During Tuesday night's debate, it was not Edward's future, but his past that came into question. The vice president even referred to a hometown newspaper calling Edwards, "Senator Gone."
"It's a lie. It's a distortion of the truth. Here the vice president is again not telling the truth," Edwards said.
Edwards has his work cut out for him in North Carolina.
A recent WRAL Mason-Dixon Poll shows the Kerry/Edwards campaign trails the Bush/Cheney ticket by 9 points.
"I think it's close. It's getting tight. I think we'll compete very well in North Carolina," Edwards said.
Both Edwards and Cheney began their day campaigning in Florida.

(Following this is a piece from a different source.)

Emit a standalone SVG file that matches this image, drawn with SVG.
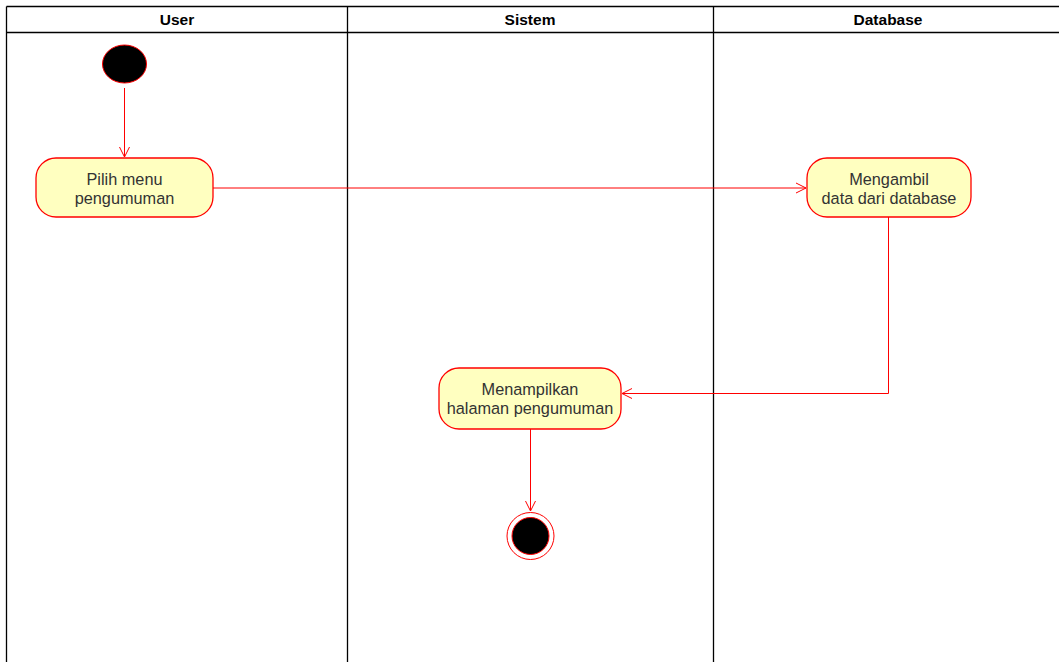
<svg xmlns="http://www.w3.org/2000/svg" width="1059" height="662" viewBox="0 0 1059 662">
<style>
.lane{fill:none;stroke:#000;stroke-width:1.3}
.hdr{font-family:"Liberation Sans",Arial,sans-serif;font-size:15.5px;font-weight:bold;fill:#000;text-anchor:middle}
.act{fill:#ffffc0;stroke:#ff0000;stroke-width:1.3}
.lbl{font-family:"Liberation Sans",Arial,sans-serif;font-size:16.3px;fill:#333;text-anchor:middle}
.edge{fill:none;stroke:#ff0000;stroke-width:1}
</style>
<defs>
<marker id="arr" viewBox="0 0 12 12" refX="11" refY="6" markerWidth="12" markerHeight="12" markerUnits="userSpaceOnUse" orient="auto">
<path d="M1,1 L11,6 L1,11" fill="none" stroke="#ff0000" stroke-width="1"/>
</marker>
</defs>
<rect width="1059" height="662" fill="#fff"/>
<g id="lanes">
<line class="lane" x1="6.5" y1="6.5" x2="1070" y2="6.5"/>
<line class="lane" x1="6.5" y1="32.5" x2="1070" y2="32.5"/>
<line class="lane" x1="6.5" y1="6.5" x2="6.5" y2="662"/>
<line class="lane" x1="347.5" y1="6.5" x2="347.5" y2="662"/>
<line class="lane" x1="713.5" y1="6.5" x2="713.5" y2="662"/>
<text class="hdr" x="177" y="25">User</text>
<text class="hdr" x="530" y="25">Sistem</text>
<text class="hdr" x="888" y="25">Database</text>
</g>
<g id="start">
<ellipse cx="124.5" cy="64" rx="22" ry="19" fill="#000" stroke="#ff0000" stroke-width="1"/>
</g>
<g id="pilih">
<rect class="act" x="36" y="158" width="177" height="59" rx="20" ry="20"/>
<text class="lbl" x="124.5" y="185">Pilih menu</text>
<text class="lbl" x="124.5" y="204">pengumuman</text>
</g>
<g id="mengambil">
<rect class="act" x="807" y="158" width="164" height="59" rx="20" ry="20"/>
<text class="lbl" x="889" y="185">Mengambil</text>
<text class="lbl" x="889" y="204">data dari database</text>
</g>
<g id="menampilkan">
<rect class="act" x="439" y="368" width="182" height="61" rx="20" ry="20"/>
<text class="lbl" x="530" y="395">Menampilkan</text>
<text class="lbl" x="530" y="414">halaman pengumuman</text>
</g>
<g id="end">
<circle cx="530.5" cy="536" r="23.5" fill="none" stroke="#ff0000" stroke-width="1"/>
<circle cx="530.5" cy="536" r="18.5" fill="#000" stroke="#ff0000" stroke-width="1"/>
</g>
<g id="connectors">
<path class="edge" d="M124.5,88 L124.5,157" marker-end="url(#arr)"/>
<path class="edge" d="M213,188 L806,188" marker-end="url(#arr)"/>
<path class="edge" d="M888.5,217 L888.5,393.5 L622,393.5" marker-end="url(#arr)"/>
<path class="edge" d="M530.5,429 L530.5,511" marker-end="url(#arr)"/>
</g>
</svg>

Supporters cheered in Tallahassee as Cheney sharply challenged Kerry and whether he is fit to serve as commander in chief.
I'm so happy now...
JAPAN. INDIA. HONG KONG. SOUTH KOREA.
If ever there was someone who should STFU it is the man who lost the cold war.
"Implanting models from the West has never worked; you must take into account the uniqueness of other cultures," said Gorbachev,
So Gorbachev is going to make the racist claim that Iraqis are unfit for democratic governance and having a mass murdering thug is a unique quirk of Arab culture? By that "logic," that argues against Russia ever having democratic rule. And by the way, the same was said of post World War II Japan. Yet Japan adapted quite well to democratic governance.
Gorbachev was on the wrong side of history in the Cold War, and he's on the wrong side of history now. Time for this fossil to disappear into the "15 Minutes of Fame" black hole...and take Jimmy Carter with you while you're at it.
"Implanting models from the West has never worked; you must take into account the uniqueness of other cultures,"
Kinda ironic in that Soviet Communism is based on Karl Marxs writing that were done in and for the industrial age London.
Gorbachev: "But Arab nations should be more involved in stabilizing what's happening in Iraq."
That statement is so rich, I hardly know where to begin!